Source data =
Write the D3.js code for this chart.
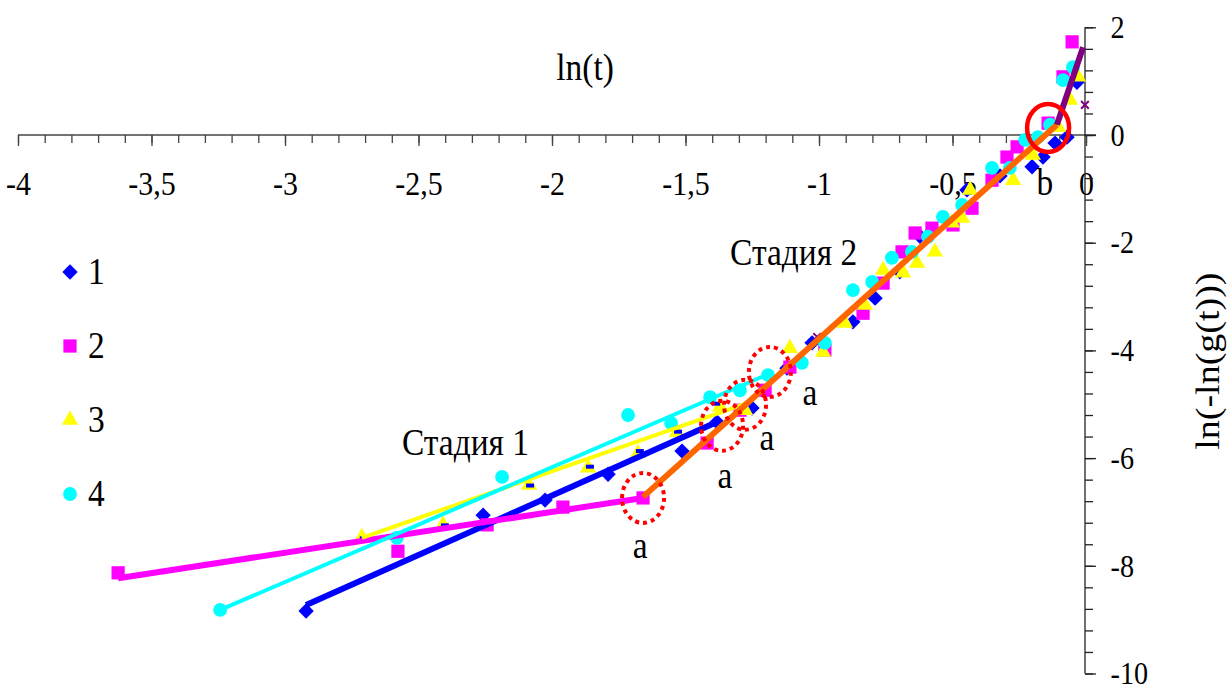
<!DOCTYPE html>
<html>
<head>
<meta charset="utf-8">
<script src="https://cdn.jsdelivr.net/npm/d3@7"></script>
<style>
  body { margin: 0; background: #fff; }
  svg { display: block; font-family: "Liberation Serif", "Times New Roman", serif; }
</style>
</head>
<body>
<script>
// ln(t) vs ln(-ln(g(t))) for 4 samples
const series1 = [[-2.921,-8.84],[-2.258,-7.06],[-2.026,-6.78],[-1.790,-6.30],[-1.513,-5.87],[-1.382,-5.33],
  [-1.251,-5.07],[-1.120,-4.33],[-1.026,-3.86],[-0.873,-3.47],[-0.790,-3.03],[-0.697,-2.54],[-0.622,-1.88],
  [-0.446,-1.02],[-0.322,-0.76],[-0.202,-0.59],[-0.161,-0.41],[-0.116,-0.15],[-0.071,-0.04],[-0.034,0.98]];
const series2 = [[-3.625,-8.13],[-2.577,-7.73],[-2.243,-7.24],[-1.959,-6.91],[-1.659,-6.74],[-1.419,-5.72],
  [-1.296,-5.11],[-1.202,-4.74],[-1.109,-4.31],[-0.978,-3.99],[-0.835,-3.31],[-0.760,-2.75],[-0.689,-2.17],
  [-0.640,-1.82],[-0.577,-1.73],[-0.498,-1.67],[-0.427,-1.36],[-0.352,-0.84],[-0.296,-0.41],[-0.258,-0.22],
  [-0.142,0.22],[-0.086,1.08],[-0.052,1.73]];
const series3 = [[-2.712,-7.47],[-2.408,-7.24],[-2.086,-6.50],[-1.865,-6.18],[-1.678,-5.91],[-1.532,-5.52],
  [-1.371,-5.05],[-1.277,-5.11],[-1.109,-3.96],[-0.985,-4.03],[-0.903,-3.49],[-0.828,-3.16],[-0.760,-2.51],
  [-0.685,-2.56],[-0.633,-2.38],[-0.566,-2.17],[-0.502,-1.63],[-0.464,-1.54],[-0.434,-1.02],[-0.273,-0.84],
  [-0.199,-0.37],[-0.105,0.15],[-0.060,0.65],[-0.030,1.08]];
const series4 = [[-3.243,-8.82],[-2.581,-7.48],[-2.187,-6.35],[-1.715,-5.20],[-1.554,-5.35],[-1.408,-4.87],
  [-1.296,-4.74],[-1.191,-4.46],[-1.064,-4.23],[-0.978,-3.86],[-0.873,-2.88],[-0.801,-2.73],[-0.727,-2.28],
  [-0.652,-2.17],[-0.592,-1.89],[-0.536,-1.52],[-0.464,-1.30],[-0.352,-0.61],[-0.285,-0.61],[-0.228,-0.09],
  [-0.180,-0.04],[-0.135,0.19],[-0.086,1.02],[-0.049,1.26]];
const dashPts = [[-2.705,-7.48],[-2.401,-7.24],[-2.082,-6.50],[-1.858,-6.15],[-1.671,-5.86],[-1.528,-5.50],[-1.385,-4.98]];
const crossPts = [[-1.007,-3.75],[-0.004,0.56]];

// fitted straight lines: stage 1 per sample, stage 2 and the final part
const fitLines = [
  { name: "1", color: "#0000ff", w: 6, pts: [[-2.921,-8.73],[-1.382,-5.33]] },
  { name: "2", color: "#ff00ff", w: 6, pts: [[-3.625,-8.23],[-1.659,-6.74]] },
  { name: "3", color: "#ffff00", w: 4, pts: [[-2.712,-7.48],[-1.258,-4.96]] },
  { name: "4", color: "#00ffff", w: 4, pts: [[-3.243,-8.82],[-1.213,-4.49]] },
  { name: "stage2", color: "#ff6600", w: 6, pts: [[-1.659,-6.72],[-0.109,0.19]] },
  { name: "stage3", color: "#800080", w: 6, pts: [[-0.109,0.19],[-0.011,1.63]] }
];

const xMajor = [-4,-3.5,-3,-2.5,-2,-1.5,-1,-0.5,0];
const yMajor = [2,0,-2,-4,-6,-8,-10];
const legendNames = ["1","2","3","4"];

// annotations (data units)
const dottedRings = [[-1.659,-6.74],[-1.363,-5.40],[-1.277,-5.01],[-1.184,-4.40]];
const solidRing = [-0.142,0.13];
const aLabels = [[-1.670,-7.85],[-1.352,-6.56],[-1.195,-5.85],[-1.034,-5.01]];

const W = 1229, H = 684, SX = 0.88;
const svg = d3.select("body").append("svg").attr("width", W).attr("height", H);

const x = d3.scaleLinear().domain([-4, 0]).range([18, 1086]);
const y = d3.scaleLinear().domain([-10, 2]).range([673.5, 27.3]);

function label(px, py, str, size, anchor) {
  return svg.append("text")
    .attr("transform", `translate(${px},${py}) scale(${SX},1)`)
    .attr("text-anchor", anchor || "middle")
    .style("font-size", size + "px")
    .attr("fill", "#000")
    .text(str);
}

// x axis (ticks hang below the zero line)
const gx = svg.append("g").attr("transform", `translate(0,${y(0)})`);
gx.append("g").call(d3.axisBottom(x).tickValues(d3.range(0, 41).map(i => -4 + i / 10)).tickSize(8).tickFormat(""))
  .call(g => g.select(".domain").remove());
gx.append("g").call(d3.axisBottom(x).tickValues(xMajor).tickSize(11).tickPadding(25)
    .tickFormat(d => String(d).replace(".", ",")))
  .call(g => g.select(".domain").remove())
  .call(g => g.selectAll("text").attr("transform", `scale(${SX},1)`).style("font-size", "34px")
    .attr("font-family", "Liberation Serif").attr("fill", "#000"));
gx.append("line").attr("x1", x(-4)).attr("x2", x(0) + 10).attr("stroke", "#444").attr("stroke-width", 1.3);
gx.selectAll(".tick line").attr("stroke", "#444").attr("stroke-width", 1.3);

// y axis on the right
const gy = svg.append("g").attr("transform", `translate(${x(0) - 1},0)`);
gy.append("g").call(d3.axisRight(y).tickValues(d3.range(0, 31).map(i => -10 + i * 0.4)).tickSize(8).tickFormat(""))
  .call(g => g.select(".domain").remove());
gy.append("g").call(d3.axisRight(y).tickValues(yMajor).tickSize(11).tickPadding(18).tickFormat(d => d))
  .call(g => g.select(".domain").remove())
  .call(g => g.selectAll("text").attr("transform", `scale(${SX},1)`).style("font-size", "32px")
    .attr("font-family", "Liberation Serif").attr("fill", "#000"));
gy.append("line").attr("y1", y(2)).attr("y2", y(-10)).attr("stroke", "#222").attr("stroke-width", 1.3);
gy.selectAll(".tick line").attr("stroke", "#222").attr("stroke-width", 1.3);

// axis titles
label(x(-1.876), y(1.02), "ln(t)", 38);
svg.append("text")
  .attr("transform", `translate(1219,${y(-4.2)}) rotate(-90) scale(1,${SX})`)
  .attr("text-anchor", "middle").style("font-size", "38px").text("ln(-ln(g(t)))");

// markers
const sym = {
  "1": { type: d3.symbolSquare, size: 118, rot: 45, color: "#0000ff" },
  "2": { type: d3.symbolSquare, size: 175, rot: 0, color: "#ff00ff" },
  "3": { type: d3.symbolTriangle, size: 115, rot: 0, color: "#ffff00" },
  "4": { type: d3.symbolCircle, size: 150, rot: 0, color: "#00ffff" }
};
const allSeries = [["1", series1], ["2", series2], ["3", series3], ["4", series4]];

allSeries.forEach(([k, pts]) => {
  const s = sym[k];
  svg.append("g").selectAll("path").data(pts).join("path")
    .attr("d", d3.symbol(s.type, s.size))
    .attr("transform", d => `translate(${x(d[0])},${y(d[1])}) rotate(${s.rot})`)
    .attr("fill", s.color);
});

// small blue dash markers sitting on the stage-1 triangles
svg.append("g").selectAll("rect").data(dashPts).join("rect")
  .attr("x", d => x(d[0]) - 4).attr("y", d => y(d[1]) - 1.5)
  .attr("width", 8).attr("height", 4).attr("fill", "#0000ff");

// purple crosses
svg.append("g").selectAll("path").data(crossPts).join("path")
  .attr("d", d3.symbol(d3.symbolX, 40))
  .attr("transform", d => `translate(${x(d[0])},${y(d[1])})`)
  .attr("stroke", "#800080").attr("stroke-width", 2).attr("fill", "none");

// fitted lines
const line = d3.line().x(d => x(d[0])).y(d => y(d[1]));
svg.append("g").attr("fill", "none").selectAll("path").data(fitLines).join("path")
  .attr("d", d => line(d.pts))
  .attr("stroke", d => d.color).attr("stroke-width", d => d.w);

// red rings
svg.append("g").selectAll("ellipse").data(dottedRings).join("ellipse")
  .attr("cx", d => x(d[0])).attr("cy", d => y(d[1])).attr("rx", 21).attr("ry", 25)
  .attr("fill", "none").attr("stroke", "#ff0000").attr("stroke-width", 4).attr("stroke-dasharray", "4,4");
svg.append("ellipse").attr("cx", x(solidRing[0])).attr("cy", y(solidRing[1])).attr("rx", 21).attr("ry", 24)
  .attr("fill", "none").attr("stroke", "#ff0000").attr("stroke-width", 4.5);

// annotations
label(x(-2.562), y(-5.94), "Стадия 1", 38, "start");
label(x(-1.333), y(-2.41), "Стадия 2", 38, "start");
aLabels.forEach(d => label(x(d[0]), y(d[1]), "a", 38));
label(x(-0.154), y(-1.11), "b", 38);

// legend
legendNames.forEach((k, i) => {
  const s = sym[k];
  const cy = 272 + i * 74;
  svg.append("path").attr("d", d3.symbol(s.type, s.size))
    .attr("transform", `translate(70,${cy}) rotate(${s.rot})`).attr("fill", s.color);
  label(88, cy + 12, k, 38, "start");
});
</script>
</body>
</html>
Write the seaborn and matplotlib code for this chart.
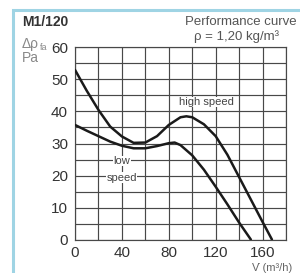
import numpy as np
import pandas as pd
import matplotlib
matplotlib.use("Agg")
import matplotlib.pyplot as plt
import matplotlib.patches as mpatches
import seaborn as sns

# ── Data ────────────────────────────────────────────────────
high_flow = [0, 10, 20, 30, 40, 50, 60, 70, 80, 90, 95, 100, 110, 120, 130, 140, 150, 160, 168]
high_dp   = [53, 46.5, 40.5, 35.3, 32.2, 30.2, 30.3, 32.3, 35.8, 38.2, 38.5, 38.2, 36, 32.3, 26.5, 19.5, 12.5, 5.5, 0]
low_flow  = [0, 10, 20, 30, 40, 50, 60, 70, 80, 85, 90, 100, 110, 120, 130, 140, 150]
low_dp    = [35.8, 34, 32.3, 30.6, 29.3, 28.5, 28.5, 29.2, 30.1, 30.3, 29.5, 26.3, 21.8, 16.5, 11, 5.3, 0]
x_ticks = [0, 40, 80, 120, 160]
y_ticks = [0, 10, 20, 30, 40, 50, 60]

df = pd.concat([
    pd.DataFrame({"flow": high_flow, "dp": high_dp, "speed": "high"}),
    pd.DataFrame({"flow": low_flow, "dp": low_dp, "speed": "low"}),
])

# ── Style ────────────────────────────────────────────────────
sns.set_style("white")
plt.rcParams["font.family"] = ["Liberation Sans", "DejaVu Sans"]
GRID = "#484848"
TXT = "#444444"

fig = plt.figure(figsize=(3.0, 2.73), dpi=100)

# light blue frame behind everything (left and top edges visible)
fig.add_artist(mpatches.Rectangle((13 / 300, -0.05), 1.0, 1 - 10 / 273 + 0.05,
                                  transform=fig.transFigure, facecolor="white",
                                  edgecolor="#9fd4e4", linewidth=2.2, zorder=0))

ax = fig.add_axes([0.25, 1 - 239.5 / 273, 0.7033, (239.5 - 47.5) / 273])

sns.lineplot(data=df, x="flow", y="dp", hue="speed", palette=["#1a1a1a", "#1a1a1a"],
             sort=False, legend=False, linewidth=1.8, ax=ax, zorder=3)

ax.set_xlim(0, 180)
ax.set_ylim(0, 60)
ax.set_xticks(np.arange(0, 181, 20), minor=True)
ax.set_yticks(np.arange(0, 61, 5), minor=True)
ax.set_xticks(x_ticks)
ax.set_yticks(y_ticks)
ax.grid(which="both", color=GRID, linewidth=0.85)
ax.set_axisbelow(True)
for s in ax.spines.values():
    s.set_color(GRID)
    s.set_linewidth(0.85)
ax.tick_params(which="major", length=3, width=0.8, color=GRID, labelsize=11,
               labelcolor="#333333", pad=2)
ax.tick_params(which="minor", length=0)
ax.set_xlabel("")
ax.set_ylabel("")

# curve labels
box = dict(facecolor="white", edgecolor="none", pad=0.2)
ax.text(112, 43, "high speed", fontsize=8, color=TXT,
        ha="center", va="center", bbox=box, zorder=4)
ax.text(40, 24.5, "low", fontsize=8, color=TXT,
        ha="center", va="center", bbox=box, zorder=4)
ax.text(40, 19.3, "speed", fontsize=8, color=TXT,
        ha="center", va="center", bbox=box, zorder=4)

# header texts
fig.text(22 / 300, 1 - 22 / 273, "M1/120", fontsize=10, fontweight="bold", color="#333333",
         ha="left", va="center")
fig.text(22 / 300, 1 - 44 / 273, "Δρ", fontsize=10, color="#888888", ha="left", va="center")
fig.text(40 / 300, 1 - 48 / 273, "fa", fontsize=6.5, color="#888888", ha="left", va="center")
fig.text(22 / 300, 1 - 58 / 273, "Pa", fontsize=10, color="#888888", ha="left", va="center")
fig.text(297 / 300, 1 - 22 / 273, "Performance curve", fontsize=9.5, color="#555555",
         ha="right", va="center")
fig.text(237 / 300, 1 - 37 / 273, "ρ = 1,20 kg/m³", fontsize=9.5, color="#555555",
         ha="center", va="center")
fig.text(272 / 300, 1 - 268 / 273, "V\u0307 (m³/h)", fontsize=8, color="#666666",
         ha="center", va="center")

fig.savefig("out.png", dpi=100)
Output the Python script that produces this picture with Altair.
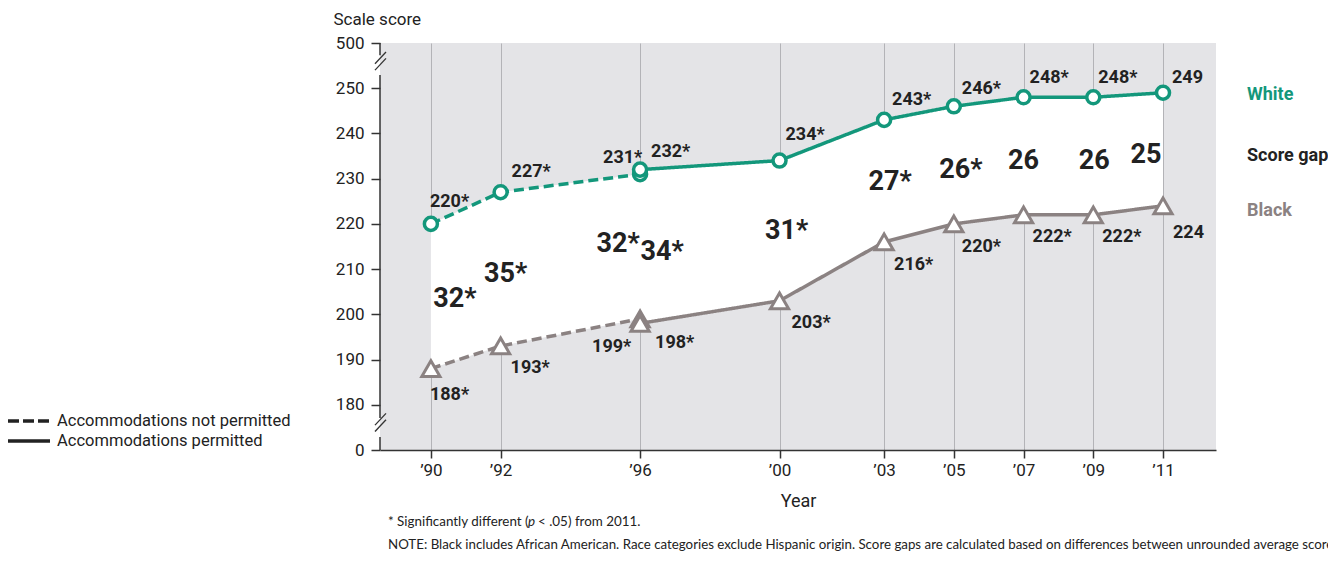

Task prompt =
In the listing above, find the line with "Write the seaborn" and the line with "import seaborn as sns". Set down both and every line between them, minus the pictures.

Task answer =
Write the seaborn and matplotlib code for this chart.
import numpy as np
import pandas as pd
import matplotlib
matplotlib.use("Agg")
import matplotlib.pyplot as plt
import matplotlib.patches as mpatches
import seaborn as sns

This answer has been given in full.